→ Dataset content
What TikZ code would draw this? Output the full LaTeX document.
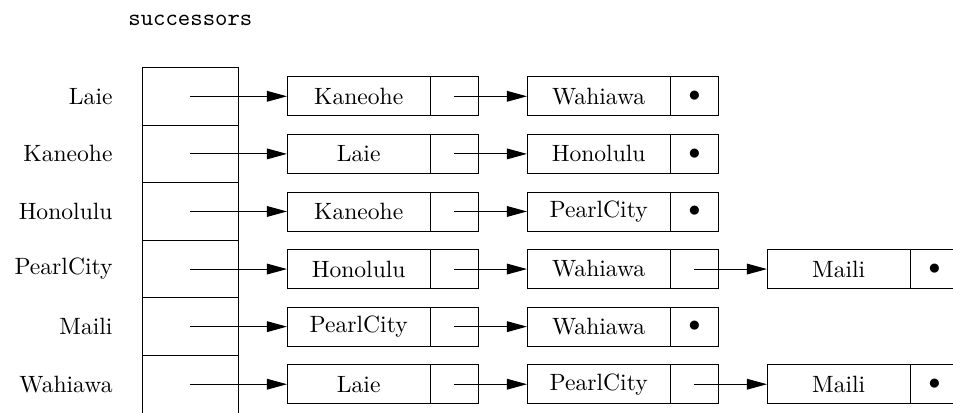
\documentclass[tikz,border=0pt]{standalone}
\usepackage{tikz}
\usetikzlibrary{positioning}
\usetikzlibrary{arrows.meta}
\tikzset{
	cell/.style = {draw, minimum width=1.43cm, minimum height=0.858cm, inner sep=0pt, outer sep=0pt},
	city/.style = {draw, minimum width=2.138cm, minimum height=0.581cm, inner sep=0pt, outer sep=0pt},
	ptr/.style = {draw, minimum width=0.715cm, minimum height=0.581cm, inner sep=0pt, outer sep=0pt},
	vertex/.style = {inner sep=0pt, anchor=east},
	link/.style = {-{Triangle[length=0.3cm, width=0.16cm]}}
}

\begin{document}
\begin{tikzpicture}
		\useasboundingbox (0,0) rectangle (14.2,-6.139);
		\node[inner sep=0pt, anchor=base west, font=\ttfamily] (title) at (1.907,-0.387) {successors};
		% array
		\node[cell] (c1) at (2.831,-1.435) {};
		\node[cell, below=0pt of c1] (c2) {};
		\node[cell, below=0pt of c2] (c3) {};
		\node[cell, below=0pt of c3] (c4) {};
		\node[cell, below=0pt of c4] (c5) {};
		\node[cell, below=0pt of c5] (c6) {};
		% vertices
		\node[vertex, left=0.432cm of c1] (v1) {Laie};
		\node[vertex, left=0.432cm of c2] (v2) {Kaneohe};
		\node[vertex, left=0.432cm of c3] (v3) {Honolulu};
		\node[vertex, left=0.432cm of c4] (v4) {PearlCity};
		\node[vertex, left=0.432cm of c5] (v5) {Maili};
		\node[vertex, left=0.432cm of c6] (v6) {Wahiawa};
		% row 1
		\node[city, right=0.73cm of c1] (n11) {Kaneohe};
		\node[ptr, right=0pt of n11] (p11) {};
		\node[city, right=0.723cm of p11] (n12) {Wahiawa};
		\node[ptr, right=0pt of n12] (p12) {$\bullet$};
		\draw[link] (c1.center) -- (n11.west);
		\draw[link] (p11.center) -- (n12.west);
		% row 2
		\node[city, right=0.73cm of c2] (n21) {Laie};
		\node[ptr, right=0pt of n21] (p21) {};
		\node[city, right=0.723cm of p21] (n22) {Honolulu};
		\node[ptr, right=0pt of n22] (p22) {$\bullet$};
		\draw[link] (c2.center) -- (n21.west);
		\draw[link] (p21.center) -- (n22.west);
		% row 3
		\node[city, right=0.73cm of c3] (n31) {Kaneohe};
		\node[ptr, right=0pt of n31] (p31) {};
		\node[city, right=0.723cm of p31] (n32) {PearlCity};
		\node[ptr, right=0pt of n32] (p32) {$\bullet$};
		\draw[link] (c3.center) -- (n31.west);
		\draw[link] (p31.center) -- (n32.west);
		% row 4
		\node[city, right=0.73cm of c4] (n41) {Honolulu};
		\node[ptr, right=0pt of n41] (p41) {};
		\node[city, right=0.723cm of p41] (n42) {Wahiawa};
		\node[ptr, right=0pt of n42] (p42) {};
		\node[city, right=0.723cm of p42] (n43) {Maili};
		\node[ptr, right=0pt of n43] (p43) {$\bullet$};
		\draw[link] (c4.center) -- (n41.west);
		\draw[link] (p41.center) -- (n42.west);
		\draw[link] (p42.center) -- (n43.west);
		% row 5
		\node[city, right=0.73cm of c5] (n51) {PearlCity};
		\node[ptr, right=0pt of n51] (p51) {};
		\node[city, right=0.723cm of p51] (n52) {Wahiawa};
		\node[ptr, right=0pt of n52] (p52) {$\bullet$};
		\draw[link] (c5.center) -- (n51.west);
		\draw[link] (p51.center) -- (n52.west);
		% row 6
		\node[city, right=0.73cm of c6] (n61) {Laie};
		\node[ptr, right=0pt of n61] (p61) {};
		\node[city, right=0.723cm of p61] (n62) {PearlCity};
		\node[ptr, right=0pt of n62] (p62) {};
		\node[city, right=0.723cm of p62] (n63) {Maili};
		\node[ptr, right=0pt of n63] (p63) {$\bullet$};
		\draw[link] (c6.center) -- (n61.west);
		\draw[link] (p61.center) -- (n62.west);
		\draw[link] (p62.center) -- (n63.west);
\end{tikzpicture}
\end{document}
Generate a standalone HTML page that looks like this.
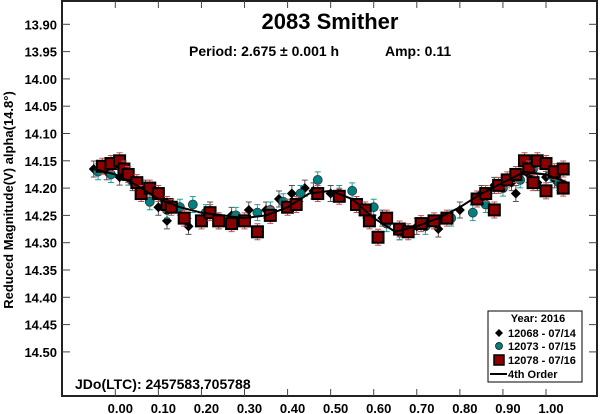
<!DOCTYPE html>
<html><head><meta charset="utf-8">
<style>
html,body{margin:0;padding:0;background:#fff;}
svg{display:block;font-family:"Liberation Sans",Arial,sans-serif;font-weight:bold;}
</style></head>
<body>
<svg id="chart" width="600" height="414" viewBox="0 0 600 414">
  <rect x="0" y="0" width="600" height="414" fill="#fff"/>
  <g id="marks"></g>
  <g id="axes"></g>
  <text x="330" y="29" font-size="22" text-anchor="middle">2083 Smither</text>
  <text x="189" y="56" font-size="14">Period: 2.675 ± 0.001 h</text>
  <text x="385" y="56" font-size="14">Amp: 0.11</text>
  <text x="75" y="389" font-size="14">JDo(LTC): 2457583.705788</text>
  <text transform="translate(13,200) rotate(-90)" font-size="13" text-anchor="middle">Reduced Magnitude(V) alpha(14.8°)</text>
  <g>
    <rect x="488" y="311" width="94" height="71" fill="#fff" stroke="#000" stroke-width="1"/>
    <text x="538" y="322" font-size="11" text-anchor="middle">Year: 2016</text>
    <g>
      <path d="M499,329 l4,4 l-4,4 l-4,-4z" fill="#000"/>
      <text x="508" y="337" font-size="11">12068 - 07/14</text>
    </g>
    <g>
      <circle cx="499" cy="346" r="3.5" fill="#008080" stroke="#000" stroke-width="0.7"/>
      <text x="508" y="350" font-size="11">12073 - 07/15</text>
    </g>
    <g>
      <rect x="494" y="355" width="10" height="10" fill="#8b0000" stroke="#000" stroke-width="1.5"/>
      <text x="508" y="364" font-size="11">12078 - 07/16</text>
    </g>
    <g>
      <line x1="490" y1="374" x2="507" y2="374" stroke="#000" stroke-width="2"/>
      <text x="508" y="378" font-size="11">4th Order</text>
    </g>
  </g>
</svg>
<script>
const xTicks = [0.0,0.1,0.2,0.3,0.4,0.5,0.6,0.7,0.8,0.9,1.0];
const xTickLabels = ["0.00","0.10","0.20","0.30","0.40","0.50","0.60","0.70","0.80","0.90","1.00"];
const yTicks = [13.90,13.95,14.00,14.05,14.10,14.15,14.20,14.25,14.30,14.35,14.40,14.45,14.50];
const yTickLabels = ["13.90","13.95","14.00","14.05","14.10","14.15","14.20","14.25","14.30","14.35","14.40","14.45","14.50"];

const s1Phase = [-0.05,-0.02,0.01,0.04,0.07,0.10,0.12,0.17,0.22,0.27,0.31,0.35,0.38,0.41,0.44,0.46,0.50,0.58,0.62,0.66,0.70,0.75,0.80,0.85,0.88,0.92,0.93,0.96,0.98,1.00,1.02];
const s1Mag = [14.165,14.17,14.18,14.19,14.20,14.235,14.26,14.27,14.24,14.25,14.24,14.24,14.22,14.21,14.20,14.205,14.21,14.24,14.255,14.28,14.27,14.275,14.24,14.21,14.195,14.19,14.21,14.175,14.19,14.18,14.185];

const s2Phase = [-0.04,-0.01,0.03,0.08,0.12,0.15,0.18,0.21,0.24,0.28,0.33,0.36,0.39,0.43,0.47,0.52,0.55,0.60,0.63,0.66,0.72,0.78,0.83,0.86,0.90,0.94,0.97,1.01,1.03];
const s2Mag = [14.17,14.175,14.18,14.225,14.24,14.235,14.23,14.245,14.26,14.25,14.245,14.24,14.225,14.21,14.185,14.21,14.205,14.235,14.265,14.28,14.27,14.255,14.245,14.23,14.20,14.185,14.165,14.175,14.19];

const s3Phase = [-0.03,-0.01,0.01,0.02,0.03,0.05,0.06,0.08,0.10,0.12,0.13,0.16,0.20,0.22,0.24,0.27,0.30,0.33,0.36,0.40,0.42,0.47,0.52,0.56,0.58,0.59,0.61,0.63,0.66,0.68,0.71,0.74,0.77,0.84,0.86,0.88,0.89,0.91,0.93,0.95,0.96,0.97,0.98,1.00,1.00,1.02,1.04,1.04];
const s3Mag = [14.16,14.155,14.15,14.165,14.175,14.19,14.21,14.20,14.21,14.23,14.235,14.255,14.26,14.245,14.26,14.265,14.26,14.28,14.25,14.235,14.23,14.21,14.215,14.23,14.24,14.26,14.29,14.255,14.275,14.28,14.265,14.26,14.255,14.22,14.21,14.24,14.195,14.185,14.175,14.15,14.165,14.19,14.15,14.155,14.205,14.17,14.165,14.20];

const fitPhase = [-0.05,0.0,0.05,0.1,0.15,0.2,0.25,0.3,0.35,0.4,0.45,0.5,0.55,0.6,0.65,0.7,0.75,0.8,0.85,0.9,0.95,1.0,1.05];
const fitMag = [14.165,14.175,14.195,14.22,14.235,14.245,14.25,14.255,14.25,14.235,14.21,14.205,14.22,14.255,14.28,14.27,14.255,14.235,14.21,14.19,14.17,14.175,14.19];

const X0=62, X1=597, Y0=1, Y1=396;
function xs(p){ return 115.3 + p*430.7; }
function ys(m){ return 24.3 + (m-13.90)*546; }
const NS="http://www.w3.org/2000/svg";
function mk(tag, attrs, parent){ const e=document.createElementNS(NS,tag); for(const k in attrs) e.setAttribute(k,attrs[k]); parent.appendChild(e); return e; }

const axes=document.getElementById('axes');
const marks=document.getElementById('marks');
const frame=mk('rect',{x:X0,y:Y0,width:X1-X0,height:Y1-Y0,fill:'none',stroke:'#222','stroke-width':2},axes);


xTicks.forEach((t,i)=>{
  const x=xs(t);
  const a=mk('line',{x1:x,y1:Y1,x2:x,y2:Y1-7,stroke:'#444','stroke-width':1},axes);
  
  
  const b=mk('line',{x1:x,y1:Y0,x2:x,y2:Y0+7,stroke:'#444','stroke-width':1},axes);
  
  
  const l=mk('text',{x:x+5,y:413,'font-size':13,'text-anchor':'middle'},axes);
  l.textContent=xTickLabels[i];
  
  
});
yTicks.forEach((t,i)=>{
  const y=ys(t);
  const a=mk('line',{x1:X0,y1:y,x2:X0+8,y2:y,stroke:'#444','stroke-width':1},axes);
  
  
  const b=mk('line',{x1:X1-8,y1:y,x2:X1,y2:y,stroke:'#444','stroke-width':1},axes);
  
  
  const l=mk('text',{x:X0-5,y:y+5,'font-size':13,'text-anchor':'end'},axes);
  l.textContent=yTickLabels[i];
  
  
});

function errbar(x,y,col){
  const g=mk('path',{d:`M${x},${y-8}V${y+8}M${x-3},${y-8}h6M${x-3},${y+8}h6`,stroke:col,'stroke-width':1,fill:'none'},marks);
  
  
}
s1Phase.forEach((p,i)=>{
  const x=xs(p), y=ys(s1Mag[i]);
  errbar(x,y,'#555');
  const d=mk('path',{d:`M${x},${y-5}l5,5l-5,5l-5,-5z`,fill:'#000'},marks);
  
  
});
s2Phase.forEach((p,i)=>{
  const x=xs(p), y=ys(s2Mag[i]);
  errbar(x,y,'#20a0a0');
  const c=mk('circle',{cx:x,cy:y,r:4.5,fill:'#008080',stroke:'#333','stroke-width':0.8},marks);
  
  
});
s3Phase.forEach((p,i)=>{
  const x=xs(p), y=ys(s3Mag[i]);
  errbar(x,y,'#c05050');
  const r=mk('rect',{x:x-5.5,y:y-5.5,width:11,height:11,fill:'#8b0000',stroke:'#000','stroke-width':2},marks);
  
  
});
const fit=mk('polyline',{points:fitPhase.map((p,i)=>xs(p)+','+ys(fitMag[i])).join(' '),fill:'none',stroke:'#000','stroke-width':2},marks);


</script>
</body></html>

→ Request
Give the number of lines in the records that contain the string "this", and nothing besides.

→ Problem solution
2